What is it about Aamir Khan films that makes them special? There are better actors. There are definitely better lookers. Is it the freshness Aamir brings to the screen, or just good choice of scripts?
3 Idiots does justice to all the hoopla created by the Khan tag and corny pant-dropping promos. An entertainer at heart which also serves as a brutally frank agent for the social messages Aamir likes to spread à la RDB and Taare Zameen Par, it overflows with youthful humour which mercifully steers away from slapstick and vulgarity. The ''scientific'' prank played by Aamir (Rancho) on his senior during ragging sets the tone for the lively engineering college hostel life while giving a glimpse of the character's mental dexterity and manual deftness. He embodies this out-of-the-box inventor/handyman culture - an original and attractive quality for a Bollywood hero. Sharman Joshi’s (Raju's) comic timing is expectedly good, but Madhavan (Farhan) is the pleasant surprise package in his new simple college-boy avatar in contrast to his image as a heartthrob for hip-swaying South Indian heroines. His frozen facial expressions are guffaw-inspiring in the wedding crash scene when they are caught by the lip-curling Boman Irani.
The towering Irani plays the tyrannical college Principal with a priceless scowl perpetually plastered on his face. The film follows the 5 Point Someone storyline loosely, which has predictably given birth to spats between the crew and author Chetan Bhagat. Intellectual property rights aside, the two works of art can’t really be compared since the book challenges academic conformism but focusses more on the romance than on performance pressure and its consequences. Chatur Ramalingam (played by Omi Vaidya) is a great addition to the cast; his inherent slimyness and grovelling invokes your distaste very convincingly. Also, Kareena Kapoor is a different (read more likeable) kind of female lead from the stuffy Neha of the book.
The director Rajkumar Hirani (of Munnabhai fame) takes a bold approach towards certain scenes such as the miserable squalor in Sharman Joshi’s house. By shooting the house in black and white, followed by seemingly offensive jokes on the poverty of the situation, the otherwise depressing scene takes on a light-hearted, matter-of-fact air. The boyish banter at the end of the scene is a relief – this moment would have been a glycerine freemarket if it had followed regular Bollywood patterns.

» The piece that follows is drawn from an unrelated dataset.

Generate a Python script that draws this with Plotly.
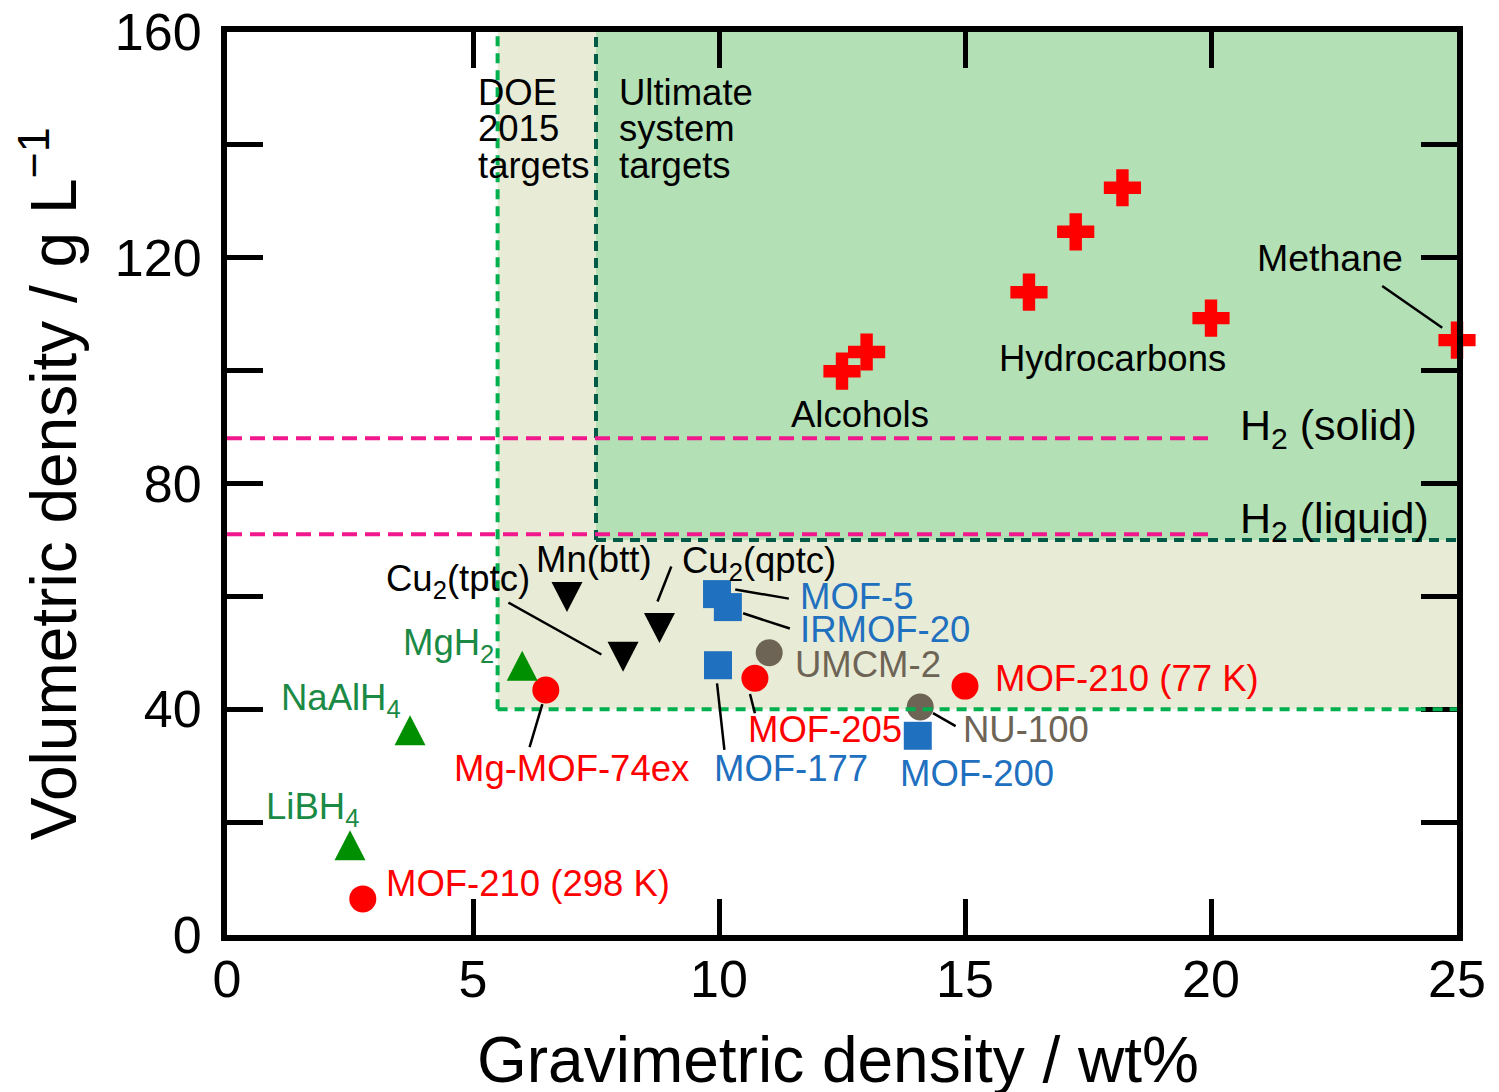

And just as you’re smiling at the realism being showed, it’s murdered by an avalanche of tears. The ''last half hour'' has rightly attracted oodles of criticism for the all the melodrama it contains. Aal was not well. Is mass appeal important enough to stretch and twist a story into ridiculous detours and knots? Well, it must be. The film, as it has been said above, is an entertainer first and foremost. But one wonders why audience intelligence must be underestimated every time. Rather than pandering to tearjerker requirements that are totally out of sync with a story’s spirit, a film should aim to raise the bar or change the face of ''entertainment''.
But in conclusion one must praise the shots of the experimental school in Shimla towards the end, which redeem the quality of the story. The inclusion of this scene, depicting oddball mechanical contraptions being used for local indigenous activities such as shearing sheep, gives a sweet and not too unbelievable finishing touch to the philosophy of creative teaching and learning. Another creditable attempt at merging mainstream and social cinema by Hirani and Aamir.